Comment

Karsh: 'The War Against the Jews'

97
SanFranciscoZionist8/21/2012 10:10:48 pm PDT

re: #92 Destro

I did not morph a thing. That was my first statement at the start. Daniel Pipes points to the Damascus incident where the French consul imported the blood libel into Syria. Then we have European colonial rule of the middle east and imported culture then we have Nazi Germany influencing the Arabs.

Sure. You have influences in the 19th and 20th centuries, although I am frankly startled to see you referencing any Nazi influence on the Arabs. Isn’t that what Pam Geller says?

The problem is that violence and discrimination against Jews in the region predates that by, oh, quite a bit.

BTW, Bernard Lewis does not quite seem to share your belief that because anti-Semitism is a European word, it can only describe European things.

Particularly instructive in this respect is an ancient Anti-Semitic poem of Abu Ishaq, written in Granada in 1066. This poem, which is said to be instrumental in provoking the anti-Jewish outbreak of that year, contains these specific lines: “Do not consider it a breach of faith to kill them, the breach of faith would be to let them carry on.

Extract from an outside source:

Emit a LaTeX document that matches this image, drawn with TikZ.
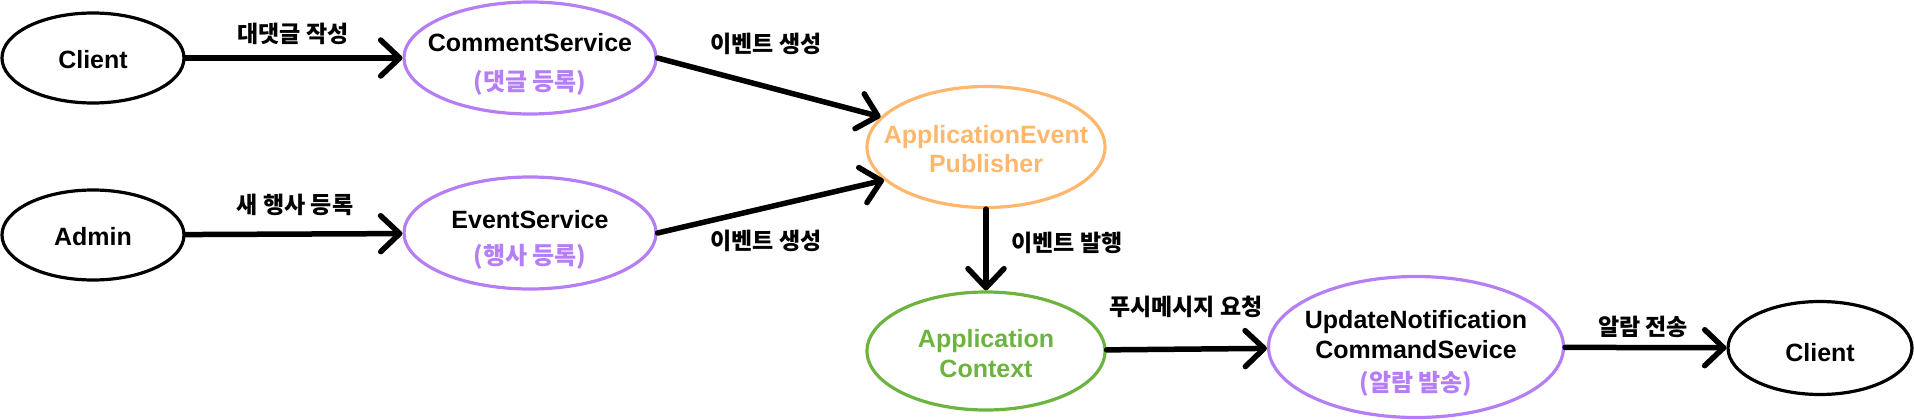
\documentclass[tikz,border=0pt]{standalone}
\usepackage{fontspec}
\setmainfont{Liberation Sans}
\newfontfamily\kr{Noto Sans CJK KR}
\usetikzlibrary{shapes.geometric,arrows.meta}
\definecolor{svcpurple}{RGB}{181,126,244}
\definecolor{puborange}{RGB}{255,183,110}
\definecolor{ctxgreen}{RGB}{109,179,63}
% centred, zero-size line, lowered by #1
\newcommand\olin[2]{\makebox[0pt]{\smash{\raisebox{#1}{#2}}}}
\tikzset{
  oval/.style={ellipse, draw, line width=3.2pt, inner sep=0pt, align=center,
    font=\bfseries\fontsize{25}{30}\selectfont},
  actor/.style={oval, draw=black, minimum width=182pt, minimum height=90pt},
  svc/.style={oval, draw=svcpurple},
  flow/.style={line width=5.5pt, line cap=round,
    -{Straight Barb[length=19pt,width=36pt,line width=5.5pt,round]}},
  lbl/.style={font=\kr\bfseries\fontsize{23}{26}\selectfont, inner sep=0pt}
}
\newcommand\kor[2]{\olin{#1}{\kr\fontsize{24}{30}\selectfont\color{svcpurple}#2}}
\begin{document}
\begin{tikzpicture}[x=1pt,y=-1pt]
\useasboundingbox (0,0) rectangle (1914,420);
\node[actor] (c1) at (93,58) {\olin{-10pt}{Client}};
\node[actor] (adm) at (93,235) {\olin{-10pt}{Admin}};
\node[svc, minimum width=252pt, minimum height=112pt] (cs) at (530,58)
  {\olin{-13.5pt}{CommentService}\\[9pt]\kor{-13.5pt}{(댓글 등록)}};
\node[svc, minimum width=252pt, minimum height=112pt] (es) at (530,233)
  {\olin{-13.5pt}{EventService}\\[6pt]\kor{-13.5pt}{(행사 등록)}};
\node[oval, draw=puborange, text=puborange, minimum width=238pt, minimum height=121pt] (pub) at (986,147)
  {\olin{-10.5pt}{ApplicationEvent}\\[-1pt]\olin{-10.5pt}{Publisher}};
\node[oval, draw=ctxgreen, text=ctxgreen, minimum width=238pt, minimum height=118pt] (ctx) at (986,351)
  {\olin{-11pt}{Application}\\\olin{-11pt}{Context}};
\node[svc, minimum width=295pt, minimum height=141pt] (un) at (1416,347)
  {\olin{-13pt}{UpdateNotification}\\\olin{-13pt}{CommandSevice}\\[3pt]\kor{-13pt}{(알람 발송)}};
\node[actor, minimum width=184pt, minimum height=93pt] (c2) at (1820,348) {\olin{-13pt}{Client}};

\draw[flow] (c1) -- (cs);
\draw[flow] (adm) -- (es);
\draw[flow] (cs.east) -- (pub.164);
\draw[flow] (es.east) -- (pub.198);
\draw[flow] (pub.south) -- (ctx.north);
\draw[flow] (ctx) -- (un);
\draw[flow] (un) -- (c2);

\node[lbl] (l1) at (293,34) {대댓글 작성};
\node[lbl] (l2) at (295,205) {새 행사 등록};
\node[lbl] (l3) at (766,44) {이벤트 생성};
\node[lbl] (l4) at (766,241) {이벤트 생성};
\node[lbl] (l5) at (1067,243) {이벤트 발행};
\node[lbl] (l6) at (1186,307) {푸시메시지 요청};
\node[lbl] (l7) at (1643,327) {알람 전송};
\end{tikzpicture}
\end{document}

They have violated our covenant with them, so how can you be held guilty against the violator? - How can they have any pact when we are obscure and they are prominent? - Now we are humble, beside them, as if we were wrong and they were right!”

That was, of course, the year of the Granada massacre. Yosef ha-Nagid set that one off, of course, by being appointed to too high a public office. You can see Ibn Naghrela two ways, I suppose—a poster child for the tolerance of Muslim Spain, and also a poster child for what happened when a Jew got too uppity and people got upset.